• THE PROBLEM
Write each line of the material exactly as given, from the top through the line that contains "var labelPos = [[0.51, 0.55], [0.42, 0.553], [0.79, 0.49]];", and omit all pictures.
## start
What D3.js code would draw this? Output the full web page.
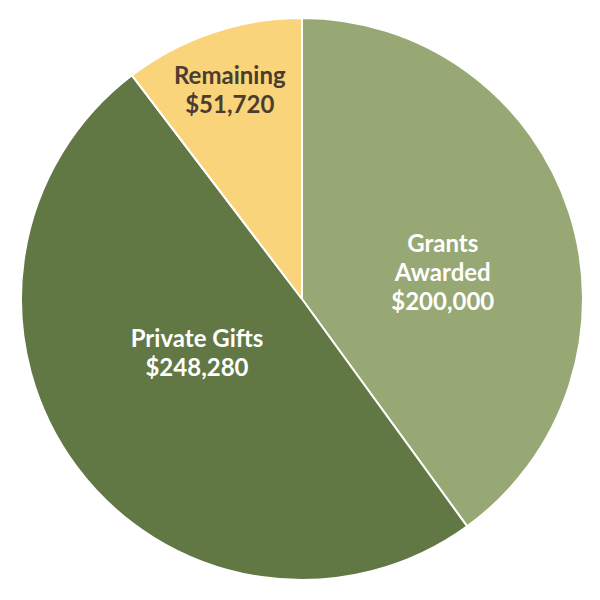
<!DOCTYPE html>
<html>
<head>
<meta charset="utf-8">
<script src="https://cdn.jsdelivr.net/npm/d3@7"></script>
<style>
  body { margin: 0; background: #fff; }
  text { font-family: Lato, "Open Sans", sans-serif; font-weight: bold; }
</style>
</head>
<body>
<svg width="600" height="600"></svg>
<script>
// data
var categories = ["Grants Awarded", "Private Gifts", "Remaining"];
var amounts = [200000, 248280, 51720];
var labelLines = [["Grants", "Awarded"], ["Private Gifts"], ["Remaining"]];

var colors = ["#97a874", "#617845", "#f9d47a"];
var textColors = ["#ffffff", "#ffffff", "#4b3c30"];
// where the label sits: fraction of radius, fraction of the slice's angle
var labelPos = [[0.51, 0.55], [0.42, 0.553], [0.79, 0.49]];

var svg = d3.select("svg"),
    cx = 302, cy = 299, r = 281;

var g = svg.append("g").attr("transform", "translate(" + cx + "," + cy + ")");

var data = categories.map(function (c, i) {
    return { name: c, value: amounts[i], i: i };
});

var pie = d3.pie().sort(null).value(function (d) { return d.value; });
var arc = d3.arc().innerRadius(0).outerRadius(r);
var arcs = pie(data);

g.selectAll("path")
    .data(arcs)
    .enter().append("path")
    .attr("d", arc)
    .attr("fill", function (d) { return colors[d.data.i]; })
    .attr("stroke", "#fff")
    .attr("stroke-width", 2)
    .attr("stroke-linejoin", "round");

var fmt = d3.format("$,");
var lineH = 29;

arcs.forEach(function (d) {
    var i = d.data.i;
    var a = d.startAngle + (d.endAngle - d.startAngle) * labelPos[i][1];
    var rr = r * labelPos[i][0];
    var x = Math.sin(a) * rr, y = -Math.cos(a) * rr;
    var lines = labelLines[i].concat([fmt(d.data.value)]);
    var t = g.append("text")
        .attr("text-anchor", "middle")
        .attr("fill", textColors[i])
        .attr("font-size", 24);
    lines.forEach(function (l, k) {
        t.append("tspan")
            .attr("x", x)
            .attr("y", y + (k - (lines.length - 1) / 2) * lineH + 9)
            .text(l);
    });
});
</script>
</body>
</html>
## end
• RESPONSE TO THIS EXERCISE
What D3.js code would draw this? Output the full web page.
<!DOCTYPE html>
<html>
<head>
<meta charset="utf-8">
<script src="https://cdn.jsdelivr.net/npm/d3@7"></script>
<style>
  body { margin: 0; background: #fff; }
  text { font-family: Lato, "Open Sans", sans-serif; font-weight: bold; }
</style>
</head>
<body>
<svg width="600" height="600"></svg>
<script>
// data
var categories = ["Grants Awarded", "Private Gifts", "Remaining"];
var amounts = [200000, 248280, 51720];
var labelLines = [["Grants", "Awarded"], ["Private Gifts"], ["Remaining"]];

var colors = ["#97a874", "#617845", "#f9d47a"];
var textColors = ["#ffffff", "#ffffff", "#4b3c30"];
// where the label sits: fraction of radius, fraction of the slice's angle
var labelPos = [[0.51, 0.55], [0.42, 0.553], [0.79, 0.49]];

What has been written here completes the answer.